**Stored items from a collection**:
= = = =
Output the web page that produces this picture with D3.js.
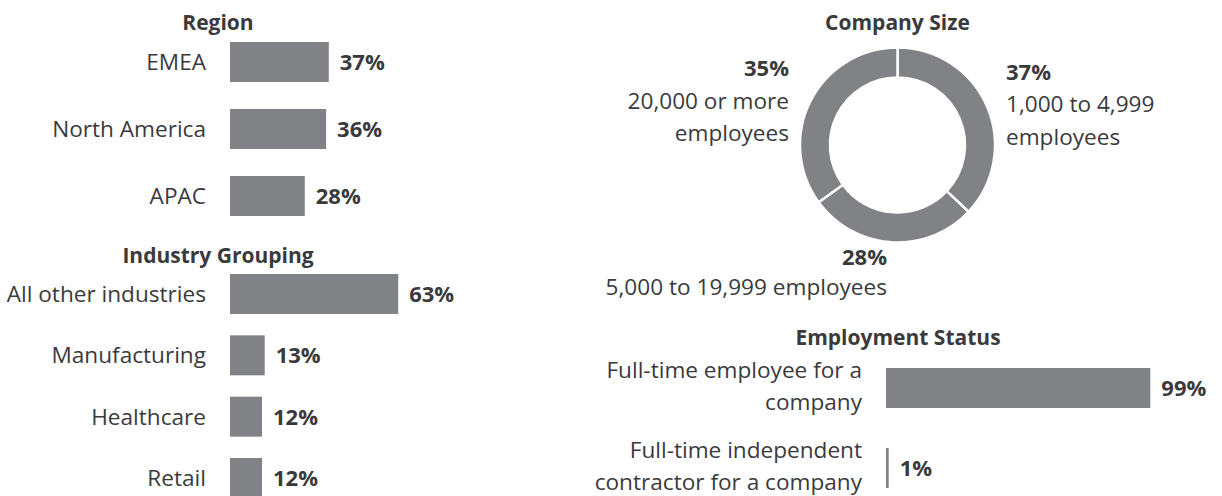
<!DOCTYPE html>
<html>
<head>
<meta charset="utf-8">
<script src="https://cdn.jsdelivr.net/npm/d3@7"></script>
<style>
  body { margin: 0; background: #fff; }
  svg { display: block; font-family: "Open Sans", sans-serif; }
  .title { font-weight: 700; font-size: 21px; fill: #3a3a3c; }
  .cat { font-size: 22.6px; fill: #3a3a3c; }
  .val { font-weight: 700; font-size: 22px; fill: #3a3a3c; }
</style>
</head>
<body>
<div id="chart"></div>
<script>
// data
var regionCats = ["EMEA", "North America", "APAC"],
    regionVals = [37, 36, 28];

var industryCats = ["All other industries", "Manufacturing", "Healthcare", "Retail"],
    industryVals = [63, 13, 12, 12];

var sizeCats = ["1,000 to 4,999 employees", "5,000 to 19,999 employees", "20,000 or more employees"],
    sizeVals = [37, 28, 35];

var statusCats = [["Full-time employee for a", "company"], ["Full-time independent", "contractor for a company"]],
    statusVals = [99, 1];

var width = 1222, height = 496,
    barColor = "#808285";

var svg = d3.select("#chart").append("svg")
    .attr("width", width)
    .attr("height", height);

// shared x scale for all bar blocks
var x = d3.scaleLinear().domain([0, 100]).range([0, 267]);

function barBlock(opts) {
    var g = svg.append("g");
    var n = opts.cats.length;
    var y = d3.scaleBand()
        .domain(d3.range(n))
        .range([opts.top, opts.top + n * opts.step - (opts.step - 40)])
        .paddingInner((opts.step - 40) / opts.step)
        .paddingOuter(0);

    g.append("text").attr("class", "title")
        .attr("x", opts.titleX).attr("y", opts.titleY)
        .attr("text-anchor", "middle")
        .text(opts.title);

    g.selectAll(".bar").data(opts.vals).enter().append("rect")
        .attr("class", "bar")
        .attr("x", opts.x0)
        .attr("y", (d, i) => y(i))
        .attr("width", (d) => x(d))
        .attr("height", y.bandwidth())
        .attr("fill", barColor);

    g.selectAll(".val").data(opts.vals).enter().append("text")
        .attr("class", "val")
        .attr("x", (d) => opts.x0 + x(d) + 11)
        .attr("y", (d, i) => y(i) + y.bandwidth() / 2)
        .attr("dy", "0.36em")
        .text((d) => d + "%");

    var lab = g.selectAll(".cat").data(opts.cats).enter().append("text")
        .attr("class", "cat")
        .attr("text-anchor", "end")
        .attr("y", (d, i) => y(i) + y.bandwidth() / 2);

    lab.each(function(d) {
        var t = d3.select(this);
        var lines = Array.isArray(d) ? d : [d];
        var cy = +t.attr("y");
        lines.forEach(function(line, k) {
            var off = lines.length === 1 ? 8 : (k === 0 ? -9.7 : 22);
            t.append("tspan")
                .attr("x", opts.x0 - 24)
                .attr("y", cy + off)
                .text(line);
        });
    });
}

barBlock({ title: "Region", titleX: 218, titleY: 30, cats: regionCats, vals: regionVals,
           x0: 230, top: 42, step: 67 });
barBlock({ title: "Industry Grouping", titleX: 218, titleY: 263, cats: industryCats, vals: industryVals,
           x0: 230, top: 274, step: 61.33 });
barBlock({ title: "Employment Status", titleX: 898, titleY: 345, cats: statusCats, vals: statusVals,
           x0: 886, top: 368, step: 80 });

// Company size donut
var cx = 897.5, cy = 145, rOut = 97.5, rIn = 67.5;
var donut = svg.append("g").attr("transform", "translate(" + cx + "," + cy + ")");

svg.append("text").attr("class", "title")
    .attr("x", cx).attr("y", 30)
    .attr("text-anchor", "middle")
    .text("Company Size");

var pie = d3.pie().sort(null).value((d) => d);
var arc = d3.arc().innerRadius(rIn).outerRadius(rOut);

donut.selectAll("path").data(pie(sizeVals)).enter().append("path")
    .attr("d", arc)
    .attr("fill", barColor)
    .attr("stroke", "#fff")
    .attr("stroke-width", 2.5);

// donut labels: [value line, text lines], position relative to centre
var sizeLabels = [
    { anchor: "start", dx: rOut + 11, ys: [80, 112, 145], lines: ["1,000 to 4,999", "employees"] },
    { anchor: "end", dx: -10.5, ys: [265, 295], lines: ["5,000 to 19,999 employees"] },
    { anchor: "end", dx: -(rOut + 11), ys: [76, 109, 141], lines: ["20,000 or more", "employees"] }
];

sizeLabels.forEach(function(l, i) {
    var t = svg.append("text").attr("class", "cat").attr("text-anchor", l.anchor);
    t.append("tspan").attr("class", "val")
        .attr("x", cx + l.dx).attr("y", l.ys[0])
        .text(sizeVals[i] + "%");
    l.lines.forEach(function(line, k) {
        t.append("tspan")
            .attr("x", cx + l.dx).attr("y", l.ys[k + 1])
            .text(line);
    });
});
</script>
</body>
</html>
= = = =
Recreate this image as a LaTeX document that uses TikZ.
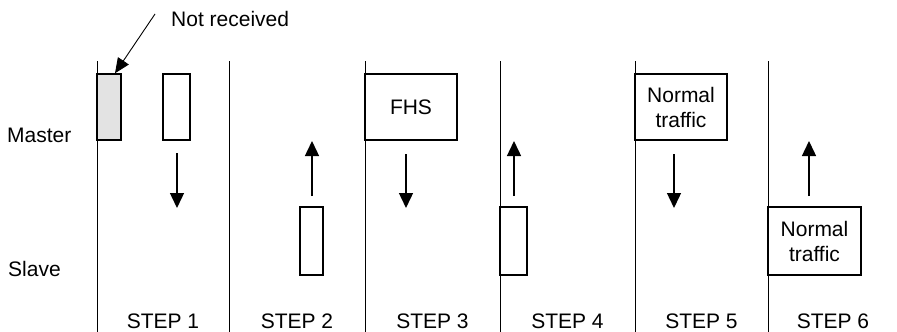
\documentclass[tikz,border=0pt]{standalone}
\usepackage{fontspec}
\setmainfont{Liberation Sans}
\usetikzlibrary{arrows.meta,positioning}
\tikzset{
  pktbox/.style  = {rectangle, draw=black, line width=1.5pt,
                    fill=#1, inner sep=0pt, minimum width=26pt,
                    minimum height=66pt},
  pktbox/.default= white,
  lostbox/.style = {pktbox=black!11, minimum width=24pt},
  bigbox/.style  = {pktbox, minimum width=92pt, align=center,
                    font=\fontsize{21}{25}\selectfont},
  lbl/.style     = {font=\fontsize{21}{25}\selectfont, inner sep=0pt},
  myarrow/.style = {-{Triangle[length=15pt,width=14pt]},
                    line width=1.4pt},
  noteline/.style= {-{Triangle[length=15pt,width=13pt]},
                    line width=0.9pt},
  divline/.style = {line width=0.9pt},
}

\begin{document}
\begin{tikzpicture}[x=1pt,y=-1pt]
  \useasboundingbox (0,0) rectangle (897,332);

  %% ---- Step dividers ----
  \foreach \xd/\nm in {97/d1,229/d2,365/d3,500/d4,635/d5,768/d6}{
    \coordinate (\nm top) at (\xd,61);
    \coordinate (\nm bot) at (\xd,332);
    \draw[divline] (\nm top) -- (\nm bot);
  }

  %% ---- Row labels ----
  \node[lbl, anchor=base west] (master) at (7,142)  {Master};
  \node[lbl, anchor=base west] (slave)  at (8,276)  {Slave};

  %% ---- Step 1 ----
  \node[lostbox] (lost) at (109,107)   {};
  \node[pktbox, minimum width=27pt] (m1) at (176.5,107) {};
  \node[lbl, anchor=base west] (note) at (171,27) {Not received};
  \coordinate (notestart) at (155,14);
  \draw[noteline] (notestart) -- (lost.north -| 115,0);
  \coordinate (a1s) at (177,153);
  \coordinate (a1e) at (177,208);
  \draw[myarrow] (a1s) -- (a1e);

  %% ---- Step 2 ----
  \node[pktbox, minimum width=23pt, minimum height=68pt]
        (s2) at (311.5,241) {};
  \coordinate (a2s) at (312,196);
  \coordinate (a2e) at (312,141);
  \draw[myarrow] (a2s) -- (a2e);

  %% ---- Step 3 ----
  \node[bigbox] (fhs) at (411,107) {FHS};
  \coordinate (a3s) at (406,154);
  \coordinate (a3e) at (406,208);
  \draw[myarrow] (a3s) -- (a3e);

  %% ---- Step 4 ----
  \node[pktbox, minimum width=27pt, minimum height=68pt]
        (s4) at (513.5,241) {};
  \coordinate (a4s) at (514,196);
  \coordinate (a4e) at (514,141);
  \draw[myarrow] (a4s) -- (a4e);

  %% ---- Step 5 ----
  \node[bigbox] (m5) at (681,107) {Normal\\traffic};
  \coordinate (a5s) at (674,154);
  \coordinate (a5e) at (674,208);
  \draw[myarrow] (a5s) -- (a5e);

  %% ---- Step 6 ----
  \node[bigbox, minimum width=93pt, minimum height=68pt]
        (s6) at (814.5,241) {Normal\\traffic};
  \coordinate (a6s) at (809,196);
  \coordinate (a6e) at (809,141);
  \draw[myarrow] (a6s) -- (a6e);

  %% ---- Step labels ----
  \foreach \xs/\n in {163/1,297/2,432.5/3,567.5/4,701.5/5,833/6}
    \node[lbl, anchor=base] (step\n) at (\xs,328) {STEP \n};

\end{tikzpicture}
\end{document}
= = = =
**THE PROBLEM**: Write out the lines running from the one that contains "Recreate this image" through the one that contains "(0,0) rectangle (897,332);", ends included, and nothing else. Pictures stay out of the copy.

**THE COMPLETED TASK**:
Recreate this image as a LaTeX document that uses TikZ.
\documentclass[tikz,border=0pt]{standalone}
\usepackage{fontspec}
\setmainfont{Liberation Sans}
\usetikzlibrary{arrows.meta,positioning}
\tikzset{
  pktbox/.style  = {rectangle, draw=black, line width=1.5pt,
                    fill=#1, inner sep=0pt, minimum width=26pt,
                    minimum height=66pt},
  pktbox/.default= white,
  lostbox/.style = {pktbox=black!11, minimum width=24pt},
  bigbox/.style  = {pktbox, minimum width=92pt, align=center,
                    font=\fontsize{21}{25}\selectfont},
  lbl/.style     = {font=\fontsize{21}{25}\selectfont, inner sep=0pt},
  myarrow/.style = {-{Triangle[length=15pt,width=14pt]},
                    line width=1.4pt},
  noteline/.style= {-{Triangle[length=15pt,width=13pt]},
                    line width=0.9pt},
  divline/.style = {line width=0.9pt},
}

\begin{document}
\begin{tikzpicture}[x=1pt,y=-1pt]
  \useasboundingbox (0,0) rectangle (897,332);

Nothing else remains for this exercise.